Systematics of the heavy flavor hadronic molecules

TL;DR

This paper provides a unified quark-level framework to describe heavy flavor hadronic molecules, reproduces known states, predicts new ones, and offers insights into their isospin preferences and bottom counterparts.

Contribution

It introduces a quark-level interaction model that unifies the description of various heavy flavor molecular states and predicts new states consistent with experimental data.

Findings

Reproduces observed $P_{cs}$ and $T_{cc}^+$ states.

Predicts a narrow $T_{cc}^{\u2032+}$ state.

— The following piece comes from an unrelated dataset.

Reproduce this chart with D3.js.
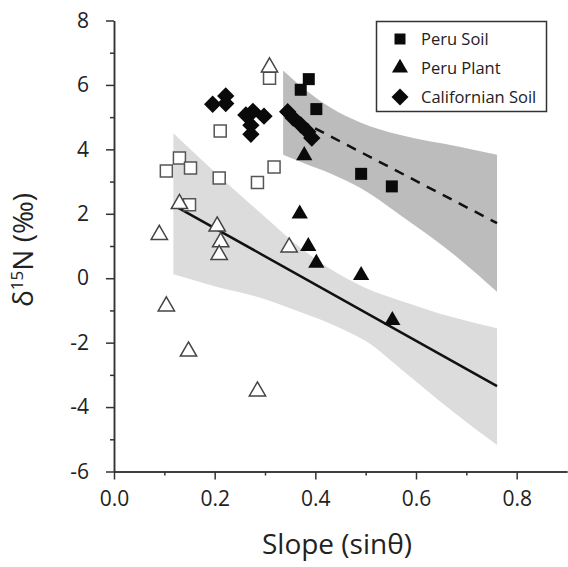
<!DOCTYPE html>
<html>
<head>
<meta charset="utf-8">
<script src="https://cdn.jsdelivr.net/npm/d3@7"></script>
<style>
  body { margin: 0; background: #fff; }
  svg { display: block; font-family: "Open Sans", sans-serif; }
</style>
</head>
<body>
<svg width="568" height="567"></svg>
<script>
// filled symbols (legend series)
const peruSoilX = [0.371, 0.387, 0.402, 0.491, 0.552];
const peruSoilY = [5.85, 6.18, 5.25, 3.24, 2.85];
const peruPlantX = [0.378, 0.369, 0.386, 0.402, 0.491, 0.553];
const peruPlantY = [3.81, 2.00, 0.99, 0.47, 0.09, -1.31];
const calSoilX = [0.196, 0.222, 0.222, 0.262, 0.276, 0.298, 0.272, 0.272, 0.345, 0.356, 0.371, 0.385, 0.393];
const calSoilY = [5.40, 5.66, 5.42, 5.07, 5.18, 5.03, 4.75, 4.47, 5.17, 4.97, 4.76, 4.55, 4.35];

// open symbols
const openSoilX = [0.309, 0.211, 0.104, 0.130, 0.152, 0.209, 0.285, 0.318, 0.150];
const openSoilY = [6.21, 4.57, 3.33, 3.73, 3.42, 3.11, 2.97, 3.45, 2.28];
const openPlantX = [0.309, 0.130, 0.090, 0.205, 0.212, 0.209, 0.348, 0.104, 0.148, 0.285];
const openPlantY = [6.55, 2.31, 1.35, 1.61, 1.12, 0.73, 0.96, -0.87, -2.27, -3.51];

// regression lines
const plantLineX = [0.118, 0.761];
const plantLineY = [2.27, -3.35];
const soilLineX = [0.336, 0.761];
const soilLineY = [5.17, 1.71];

// confidence bands
const plantBandX = [0.118, 0.2, 0.3, 0.37, 0.45, 0.5, 0.58, 0.67, 0.761];
const plantBandUp = [4.5, 3.3, 1.9, 0.95, 0.1, -0.3, -0.75, -1.2, -1.55];
const plantBandLo = [0.12, -0.25, -0.65, -1.05, -1.55, -1.95, -2.95, -4.1, -5.18];
const soilBandX = [0.336, 0.38, 0.43, 0.487, 0.567, 0.686, 0.761];
const soilBandUp = [6.45, 5.85, 5.3, 4.85, 4.45, 4.08, 3.83];
const soilBandLo = [3.83, 3.55, 3.25, 2.82, 1.98, 0.6, -0.42];

const xTicks = [0, 0.2, 0.4, 0.6, 0.8];
const xMinor = [0.1, 0.3, 0.5, 0.7];
const yTicks = [-6, -4, -2, 0, 2, 4, 6, 8];
const yMinor = [-5, -3, -1, 1, 3, 5, 7];

const legendNames = ['Peru Soil', 'Peru Plant', 'Californian Soil'];

const svg = d3.select('svg');

const x = d3.scaleLinear().domain([0, 0.9]).range([114, 567]);
const y = d3.scaleLinear().domain([-6, 8]).range([471.5, 20.5]);

const zip = (xs, ys) => xs.map((v, i) => [v, ys[i]]);

// bands
const area = d3.area()
    .x(d => x(d[0]))
    .y0(d => y(d[1]))
    .y1(d => y(d[2]))
    .curve(d3.curveMonotoneX);

svg.append('path')
    .datum(plantBandX.map((v, i) => [v, plantBandLo[i], plantBandUp[i]]))
    .attr('d', area)
    .attr('fill', '#dcdcdc');

svg.append('path')
    .datum(soilBandX.map((v, i) => [v, soilBandLo[i], soilBandUp[i]]))
    .attr('d', area)
    .attr('fill', '#bcbcbc');

// lines
const line = d3.line().x(d => x(d[0])).y(d => y(d[1]));

svg.append('path')
    .datum(zip(plantLineX, plantLineY))
    .attr('d', line)
    .attr('fill', 'none')
    .attr('stroke', '#111')
    .attr('stroke-width', 2.5);

svg.append('path')
    .datum(zip(soilLineX, soilLineY))
    .attr('d', line)
    .attr('fill', 'none')
    .attr('stroke', '#111')
    .attr('stroke-width', 2.5)
    .attr('stroke-dasharray', '10,8');

// axes
const yAxis = d3.axisLeft(y).tickValues(yTicks).tickSize(8).tickSizeOuter(0).tickPadding(17)
    .tickFormat(d => String(d));
const yAxisMinor = d3.axisLeft(y).tickValues(yMinor).tickSize(4).tickSizeOuter(0).tickFormat('');
const xAxis = d3.axisBottom(x).tickValues(xTicks).tickSize(8).tickSizeOuter(0).tickPadding(12)
    .tickFormat(d => d.toFixed(1));
const xAxisMinor = d3.axisBottom(x).tickValues(xMinor).tickSize(4).tickSizeOuter(0).tickFormat('');

const styleAxis = g => {
    g.select('.domain').attr('stroke', '#333').attr('stroke-width', 1.5);
    g.selectAll('line').attr('stroke', '#333').attr('stroke-width', 1.5);
    g.selectAll('text').attr('fill', '#222').style('font-size', '21px')
        .style('font-family', '"Open Sans", sans-serif');
};

svg.append('g').attr('transform', `translate(${x(0)},0)`).call(yAxisMinor).call(styleAxis);
svg.append('g').attr('transform', `translate(${x(0)},0)`).call(yAxis).call(styleAxis);
svg.append('g').attr('transform', `translate(0,${y(-6)})`).call(xAxisMinor).call(styleAxis);
svg.append('g').attr('transform', `translate(0,${y(-6)})`).call(xAxis).call(styleAxis);

// symbols
const sq = d3.symbol().type(d3.symbolSquare).size(144)();
const tri = d3.symbol().type(d3.symbolTriangle).size(115)();
const dia = d3.symbol().type(d3.symbolSquare).size(150)();

const drawPts = (xs, ys, path, fill, stroke, rot) => {
    svg.append('g').selectAll('path')
        .data(zip(xs, ys))
        .join('path')
        .attr('d', path)
        .attr('transform', d => `translate(${x(d[0])},${y(d[1])})` + (rot ? ' rotate(45)' : ''))
        .attr('fill', fill)
        .attr('stroke', stroke)
        .attr('stroke-width', stroke === 'none' ? 0 : 1.5);
};

drawPts(openSoilX, openSoilY, sq, '#fff', '#555');
drawPts(openPlantX, openPlantY, tri, '#fff', '#444');
drawPts(peruSoilX, peruSoilY, sq, '#0a0a0a', 'none');
drawPts(peruPlantX, peruPlantY, tri, '#0a0a0a', 'none');
drawPts(calSoilX, calSoilY, dia, '#0a0a0a', 'none', true);

// legend
const legend = svg.append('g');
legend.append('rect')
    .attr('x', 376.5).attr('y', 21.5)
    .attr('width', 170).attr('height', 90)
    .attr('fill', '#fff')
    .attr('stroke', '#333')
    .attr('stroke-width', 1.5);

const legendSyms = [
    { path: d3.symbol().type(d3.symbolSquare).size(121)(), rot: false },
    { path: d3.symbol().type(d3.symbolTriangle).size(111)(), rot: false },
    { path: d3.symbol().type(d3.symbolSquare).size(144)(), rot: true }
];
const legendY = [39, 68, 97];

legendNames.forEach((name, i) => {
    legend.append('path')
        .attr('d', legendSyms[i].path)
        .attr('transform', `translate(400,${legendY[i]})` + (legendSyms[i].rot ? ' rotate(45)' : ''))
        .attr('fill', '#0a0a0a');
    legend.append('text')
        .attr('x', 421).attr('y', legendY[i] + 6)
        .attr('fill', '#222')
        .style('font-size', '16.5px')
        .text(name);
});

// axis titles
svg.append('text')
    .attr('x', 337).attr('y', 554)
    .attr('text-anchor', 'middle')
    .attr('fill', '#222')
    .style('font-size', '28px')
    .text('Slope (sinθ)');

const yt = svg.append('text')
    .attr('transform', 'translate(33,250) rotate(-90)')
    .attr('text-anchor', 'middle')
    .attr('fill', '#222')
    .style('font-size', '28px');
yt.append('tspan').text('δ');
yt.append('tspan').attr('dy', -10).style('font-size', '17px').text('15');
yt.append('tspan').attr('dy', 10).text('N (‰)');
</script>
</body>
</html>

Explains isospin preferences of molecular candidates.

Abstract

With a quark level interaction, we give a unified description of the loosely bound molecular systems composed of the heavy flavor hadrons $(\bar{D},\bar{D}^*)$, $(\Lambda_c, \Sigma_c, \Sigma_c^*)$, and $(\Xi_c, \Xi_c^\prime,\Xi_c^*)$. Using the $P_c$ states as inputs to fix the interaction strength of light quark-quark pairs, we reproduce the observed $P_{cs}$ and $T_{cc}^+$ states and predict another narrow $T_{cc}^{\prime+}$ state with quantum numbers $[D^*D^*]_{J=1}^{I=0}$. If we require a satisfactory description of the $T_{cc}^+$ and $P_c$ states simultaneously, our framework prefers the assignments of the $P_{c}(4440)$ and $P_{c}(4457)$ as the $[\Sigma_c\bar{D}^*]_{J=1/2}^{I=1/2}$ and $[\Sigma_c\bar{D}^*]_{J=3/2}^{I=1/2}$ states, respectively. We propose the isospin criterion to explain naturally why the experimentally observed $T_{cc}$, $P_c$, and $P_{cs}$ molecular candidates prefer the lowest isospin numbers. We also predict the loosely bound states for the bottom di-hadrons.